Exercise description: Begin with the line containing "Generate a Python" and end with the line containing "from matplotlib.patches import Patch". Give those lines again exactly, leaving out the images.

[Records with drawing code]
* Start *

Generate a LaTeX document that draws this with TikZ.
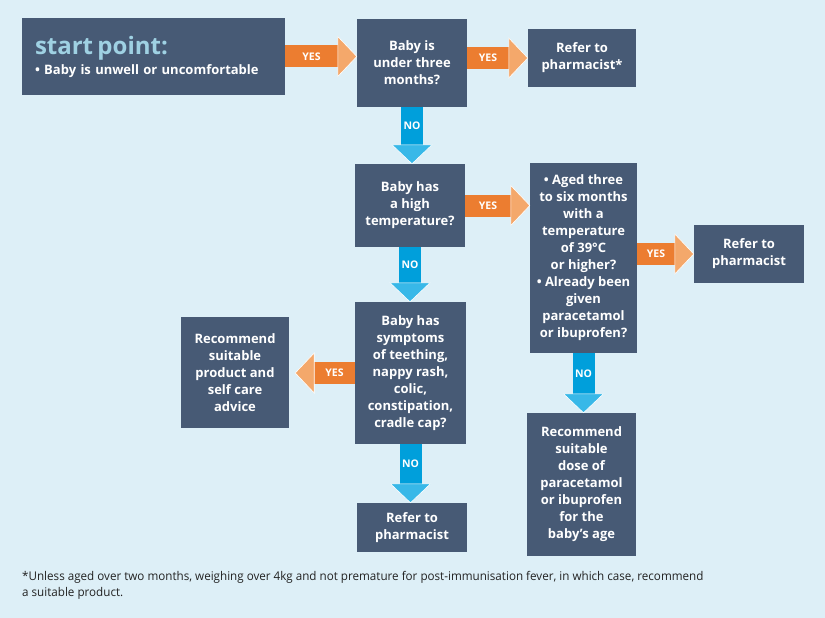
\documentclass[tikz,border=0pt]{standalone}
\usepackage{fontspec}
\setmainfont{Open Sans}
\newfontfamily\notefont[FakeStretch=0.97]{Open Sans}
\usetikzlibrary{calc}

\definecolor{bgblue}{HTML}{DDEFF7}
\definecolor{boxslate}{HTML}{475A75}
\definecolor{startblue}{HTML}{9FD1E3}
\definecolor{yesorange}{HTML}{EC7D30}
\definecolor{yeslight}{HTML}{F4A86B}
\definecolor{noblue}{HTML}{009FDB}
\definecolor{nolight}{HTML}{38B8E8}
\definecolor{notegray}{HTML}{222222}

\newcommand{\boxfont}{\fontsize{13}{17}\selectfont\bfseries}
\newcommand{\labelfont}{\fontsize{10.5}{12}\selectfont\bfseries}

\tikzset{
	box/.style = {fill=boxslate, text=white, inner sep=0pt, align=center, font=\boxfont,
		execute at begin node={\rule{0pt}{16pt}}},
	yesshaft/.style = {draw=yesorange, line width=22pt},
	yeshead/.style = {fill=yeslight, draw=white, line width=.6pt},
	noshaft/.style = {draw=noblue, line width=22pt},
	nohead/.style = {fill=nolight, draw=white, line width=.6pt},
	arrowlabel/.style = {text=white, font=\labelfont, inner sep=0pt}
	}

% block arrow: from #1 to tip #2, kind #3 (yes/no), label #4
\newcommand{\blockarrow}[4]{%
	\path (#1) coordinate (ba-s) (#2) coordinate (ba-t);
	\coordinate (ba-b) at ($(ba-t)!19pt!(ba-s)$);
	\draw [#3shaft] (ba-s) -- (ba-b) node [midway, arrowlabel] {#4};
	\filldraw [#3head] ($(ba-b)!20pt!90:(ba-t)$) -- (ba-t) -- ($(ba-b)!20pt!-90:(ba-t)$) -- cycle;
	}

\begin{document}
\begin{tikzpicture}[x=1pt, y=-1pt]

\fill [bgblue] (0,0) rectangle (825,618);
\useasboundingbox (0,0) rectangle (825,618);

% NODES

% first row
\node (start) [box, execute at begin node={}, minimum width=263, minimum height=77, text width=237, inner xsep=13, align=left] at (153.5,56.5) {{\fontsize{24}{24}\selectfont\color{startblue}start point:}\\[3pt] • Baby is unwell or uncomfortable};
\node (under3) [box, minimum width=110, minimum height=88] at (412,63) {Baby is\\under three\\months?};
\node (refer1) [box, minimum width=108, minimum height=58] at (582,58) {Refer to\\pharmacist*};

% temperature
\node (hightemp) [box, minimum width=110, minimum height=83] at (410,205.5) {Baby has\\a high\\temperature?};
\node (aged) [box, minimum width=107, minimum height=190] at (583.5,258) {• Aged three\\to six months\\with a\\temperature\\of 39°C\\or higher?\\• Already been\\given\\paracetamol\\or ibuprofen?};
\node (refer2) [box, minimum width=110, minimum height=58] at (749,254) {Refer to\\pharmacist};
\node (dose) [box, minimum width=109, minimum height=143] at (581.5,484.5) {Recommend\\suitable\\dose of\\paracetamol\\or ibuprofen\\for the\\baby’s age};

% symptoms
\node (symptoms) [box, minimum width=111, minimum height=142] at (410.5,373) {Baby has\\symptoms\\of teething,\\nappy rash,\\colic,\\constipation,\\cradle cap?};
\node (selfcare) [box, minimum width=108, minimum height=111] at (235,372.5) {Recommend\\suitable\\product and\\self care\\advice};
\node (refer3) [box, minimum width=110, minimum height=49] at (412,527.5) {Refer to\\pharmacist};

% footnote
\node (footnote) [anchor=north west, align=left, inner sep=0pt, text=notegray, font=\notefont\fontsize{12}{16}\selectfont] at (22,571) {*Unless aged over two months, weighing over 4kg and not premature for post-immunisation fever, in which case, recommend\\a suitable product.};

%CONNECTIONS
\blockarrow{start.east}{under3.west |- start.east}{yes}{YES}
\blockarrow{under3.east |- refer1.west}{refer1.west}{yes}{YES}
\blockarrow{under3.south}{under3.south |- hightemp.north}{no}{NO}
\blockarrow{hightemp.east}{aged.west |- hightemp.east}{yes}{YES}
\blockarrow{aged.east |- refer2.west}{refer2.west}{yes}{YES}
\blockarrow{hightemp.south}{hightemp.south |- symptoms.north}{no}{NO}
\blockarrow{symptoms.west}{$(selfcare.east |- symptoms.west)+(6,0)$}{yes}{YES}
\blockarrow{symptoms.south}{symptoms.south |- refer3.north}{no}{NO}
\blockarrow{aged.south}{aged.south |- dose.north}{no}{NO}

\end{tikzpicture}
\end{document}
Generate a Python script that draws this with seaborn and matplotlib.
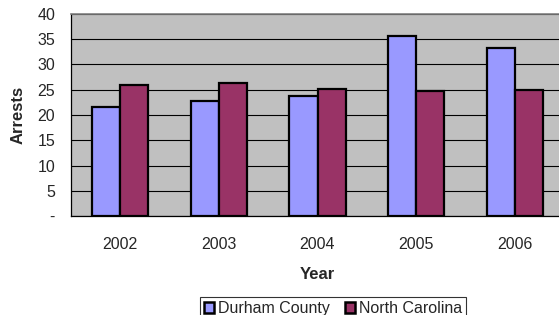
import matplotlib
matplotlib.use("Agg")
import matplotlib.pyplot as plt
import seaborn as sns
import pandas as pd
from matplotlib.patches import Patch

years = ["2002", "2003", "2004", "2005", "2006"]
durham = [21.5, 22.7, 23.8, 35.6, 33.3]
north_carolina = [25.9, 26.3, 25.1, 24.8, 24.9]
series = ["Durham County", "North Carolina"]
colors = ["#9999FF", "#993366"]
ytick_vals = [0, 5, 10, 15, 20, 25, 30, 35, 40]
ytick_labels = ["-", "5", "10", "15", "20", "25", "30", "35", "40"]

df = pd.DataFrame({
    "Year": years * 2,
    "Arrests": durham + north_carolina,
    "Series": [series[0]] * len(years) + [series[1]] * len(years),
})

sns.set_style("white")
plt.rcParams["font.family"] = ["Liberation Sans", "DejaVu Sans"]

W, H = 559, 315
fig = plt.figure(figsize=(W / 100, H / 100), dpi=100)
ax = fig.add_axes([71 / W, (H - 216) / H, (564 - 71) / W, (216 - 14) / H])
ax.set_facecolor("#C0C0C0")

sns.barplot(data=df, x="Year", y="Arrests", hue="Series", order=years,
            hue_order=series, palette=colors, width=0.57, gap=0,
            edgecolor="black", linewidth=1.6, saturation=1, ax=ax,
            legend=False, zorder=3)

ax.set_ylim(0, 40)
ax.set_xlim(-0.5, len(years) - 0.5)
ax.set_yticks(ytick_vals)
ax.set_yticklabels(ytick_labels, fontsize=11.5)
ax.yaxis.grid(True, color="black", linewidth=0.8, zorder=1)
ax.set_axisbelow(True)

ax.set_xticks([i - 0.5 for i in range(len(years) + 1)])
ax.set_xticklabels([])
ax.set_xticks(range(len(years)), minor=True)
ax.set_xticklabels(years, minor=True, fontsize=11.5)
ax.tick_params(axis="x", which="major", length=4.5, width=0.8, color="black", direction="out")
ax.tick_params(axis="x", which="minor", length=0, pad=15)
ax.tick_params(axis="y", length=4.5, width=0.8, color="black", direction="out", pad=7)

for s in ["left", "bottom"]:
    ax.spines[s].set_color("black")
    ax.spines[s].set_linewidth(0.9)
ax.spines["top"].set_color("#808080")
ax.spines["top"].set_linewidth(1.2)
ax.spines["right"].set_visible(False)

ax.set_xlabel("Year", fontsize=12, fontweight="bold", labelpad=11)
ax.set_ylabel("Arrests", fontsize=12, fontweight="bold", labelpad=8)

handles = [Patch(facecolor=c, edgecolor="black", linewidth=1.8, label=s)
           for c, s in zip(colors, series)]
leg = fig.legend(handles=handles, loc="upper center",
                 bbox_to_anchor=(333 / W, 1 - 297 / H), ncol=2, fontsize=11.5,
                 frameon=True, fancybox=False, edgecolor="black",
                 borderpad=0.25, handlelength=0.62, handleheight=0.62,
                 handletextpad=0.25, columnspacing=1.0, borderaxespad=0)
leg.get_frame().set_linewidth(0.8)

fig.savefig("out.png", dpi=100)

* End *

Answer for this exercise:
Generate a Python script that draws this with seaborn and matplotlib.
import matplotlib
matplotlib.use("Agg")
import matplotlib.pyplot as plt
import seaborn as sns
import pandas as pd
from matplotlib.patches import Patch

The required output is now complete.